One of the men limped as authorities led him away, apparently because he uses a prosthetic leg, Wadkins said.

The 2004 boat has three cabins, each with its own bathroom, and a satellite TV with Dolby surround sound, according to an online description of the boat. The vessel is also stocked with an inflatable outboard boat that comes with water skis. Comparable sailboats sell for $2.8 million.

Keeping it together

Once the suspects were taken ashore, the focus turned to trying to free the luxury boat before it broke apart, said Eric Laughlin, spokesman for the state Department of Fish and Wildlife.

“Right now, the boat seems to be staying together, which is good news,” Laughlin said.

Tim Parker of Parker Diving Services said the boat’s 10-foot keel was dug several feet into the sand. Salvage crews may wait until a 6-foot-high tide at 5 a.m. Tuesday to dislodge the boat.
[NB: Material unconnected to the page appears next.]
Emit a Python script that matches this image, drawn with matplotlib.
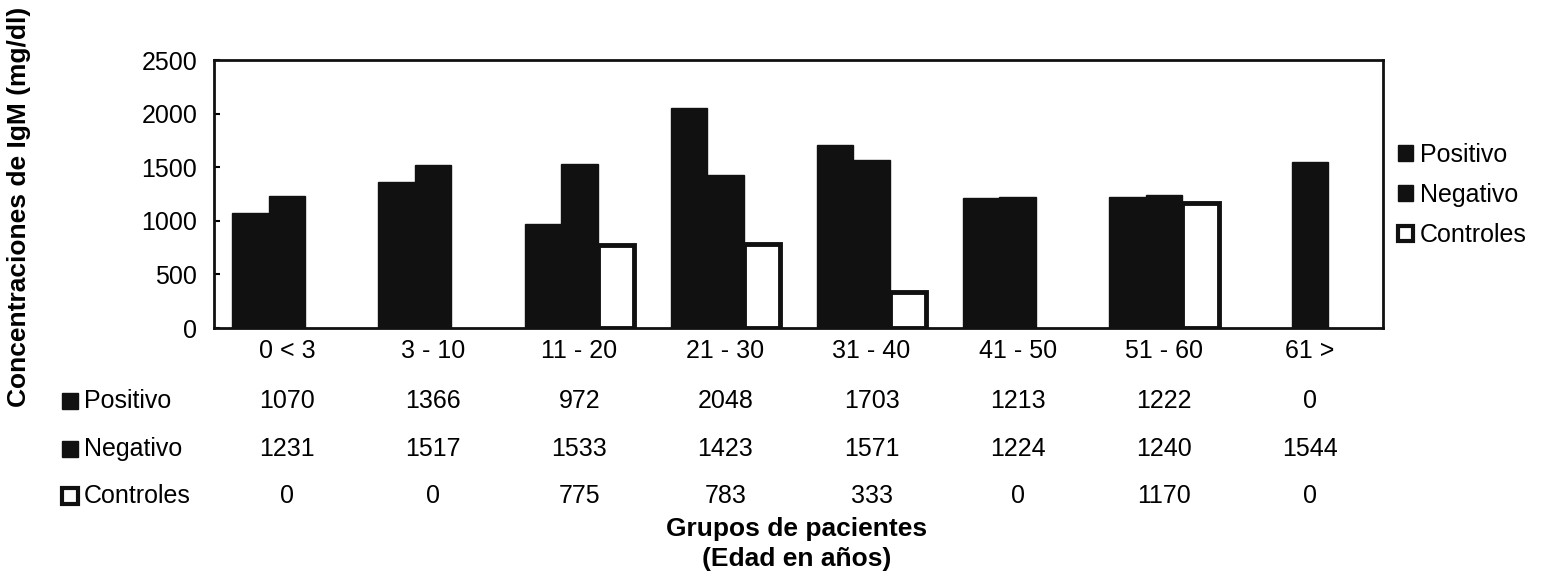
#!/usr/bin/env python3
import matplotlib
matplotlib.use("Agg")
import matplotlib.pyplot as plt
from matplotlib.patches import Patch, Rectangle
import numpy as np

plt.rcParams["font.family"] = ["Liberation Sans", "DejaVu Sans"]

grupos = ["0 < 3", "3 - 10", "11 - 20", "21 - 30", "31 - 40", "41 - 50", "51 - 60", "61 >"]
positivo = [1070, 1366, 972, 2048, 1703, 1213, 1222, 0]
negativo = [1231, 1517, 1533, 1423, 1571, 1224, 1240, 1544]
controles = [0, 0, 775, 783, 333, 0, 1170, 0]

series = ["Positivo", "Negativo", "Controles"]

FS = 18
W, H = 1561, 579
INK = "#111111"

fig = plt.figure(figsize=(W / 100, H / 100), dpi=100)
ax = fig.add_axes([214 / W, 1 - 328 / H, (1383 - 214) / W, 268 / H])

x = np.arange(len(grupos))
w = 0.25
bars = []
bars.append(ax.bar(x - w, positivo, w, color=INK, edgecolor=INK, linewidth=1))
bars.append(ax.bar(x, negativo, w, color=INK, edgecolor=INK, linewidth=1))
bars.append(ax.bar(x + w, controles, w, color="white", edgecolor=INK, linewidth=3.5))
# zero values are not drawn in the original
for cont, vals in zip(bars, [positivo, negativo, controles]):
    for b, v in zip(cont, vals):
        if v == 0:
            b.set_visible(False)

ax.set_xlim(-0.5, len(grupos) - 0.5)
ax.set_ylim(0, 2500)
ax.set_yticks(np.arange(0, 2501, 500))
ax.tick_params(axis="y", labelsize=FS, direction="in", length=4, width=1.5, pad=12)
ax.set_xticks(x)
ax.set_xticklabels(grupos, fontsize=FS)
ax.tick_params(axis="x", length=0, pad=8)
for s in ax.spines.values():
    s.set_linewidth(2)
    s.set_color(INK)

# data table under the chart
row_y = [-0.272, -0.451, -0.627]
for vals, yy in zip([positivo, negativo, controles], row_y):
    for xi, v in zip(x, vals):
        ax.text(xi, yy, str(v), transform=ax.get_xaxis_transform(),
                ha="center", va="center", fontsize=FS)

row_fill = [INK, INK, "white"]
for name, fc, yy in zip(series, row_fill, row_y):
    fy = (1 - 328 / H) + yy * 268 / H
    sq = 16
    fig.patches.append(Rectangle((62 / W, fy - sq / 2 / H), sq / W, sq / H,
                                 transform=fig.transFigure, facecolor=fc,
                                 edgecolor=INK, linewidth=3 if fc == "white" else 1))
    fig.text(84 / W, fy, name, ha="left", va="center", fontsize=FS)

fig.text(19 / W, 1 - 207 / H, "Concentraciones de IgM (mg/dl)", rotation=90,
         ha="center", va="center", fontsize=19, fontweight="bold")
fig.text(797 / W, 1 - 544 / H, "Grupos de pacientes\n(Edad en años)",
         ha="center", va="center", fontsize=19, fontweight="bold", linespacing=1.35)

handles = [
    Patch(facecolor=INK, edgecolor=INK, label="Positivo"),
    Patch(facecolor=INK, edgecolor=INK, label="Negativo"),
    Patch(facecolor="white", edgecolor=INK, linewidth=3, label="Controles"),
]
fig.legend(handles=handles, loc="center left", bbox_to_anchor=(1375 / W, 1 - 195 / H),
           frameon=False, fontsize=FS, handlelength=0.6, handleheight=0.6,
           handletextpad=0.3, labelspacing=0.65)

fig.savefig("out.png", dpi=100)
“As nice as the boat is – and it’s real nice – it was not designed to be pulled,” Parker said. “It’s not a tugboat.”

No help needed

Rescue crews arrived at the beach around dawn, shortly after the first hints of daylight revealed the Darling, stuck in the shallows. Although the three people onboard initially said they didn’t need any help, a Coast Guard swimmer was lowered from a helicopter and delivered a radio to the vessel, said Petty Officer Tom McKenzie, a Coast Guard spokesman.

The vessel’s owner was watching news coverage of the incident, took a hard look at the boat bobbing in the waves and realized it was his, said Sausalito police Sgt. Bill Fraass.

“He had the TV on when he realized that his boat had been taken and called us,” Fraass said.

Once they learned they were dealing with more than just an unlucky set of sailors, Pacifica police officers joined the Coast Guard and local Fire Department on the beach. Officers stood onshore with their guns drawn a little before 11 a.m. and used a megaphone to order those onboard to give themselves up.

The owner, John Fruth, was in a parking lot on the Pacifica beach when the suspects were taken off his boat. He declined to comment.

Nicest boat in harbor

The boat, built by English builders Oyster Marine, has sailed around the world, according to an online description. Police believe the boat was stolen from the Sausalito Yacht Harbor around 1 a.m. Monday.

“They chose to steal the nicest sailboat, likely, in the entire marina,” said Travis Lund, a base manager with Sunsail, a yacht charter company that has eight boats docked in the harbor. “There aren’t that many of these things of that size in the world.”

It would have taken some skill to navigate the boat out of the cramped marina, Lund said.

“That’s like saying you can drive your car, but now you’re going to hop into a tractor trailer, back it out of its space and drive it cross-country,” Lund said. “It would take more expertise to get it out. How they ran it aground in Pacifica, I don’t know.”

Lund said the harbor has no security, but that thefts are rare.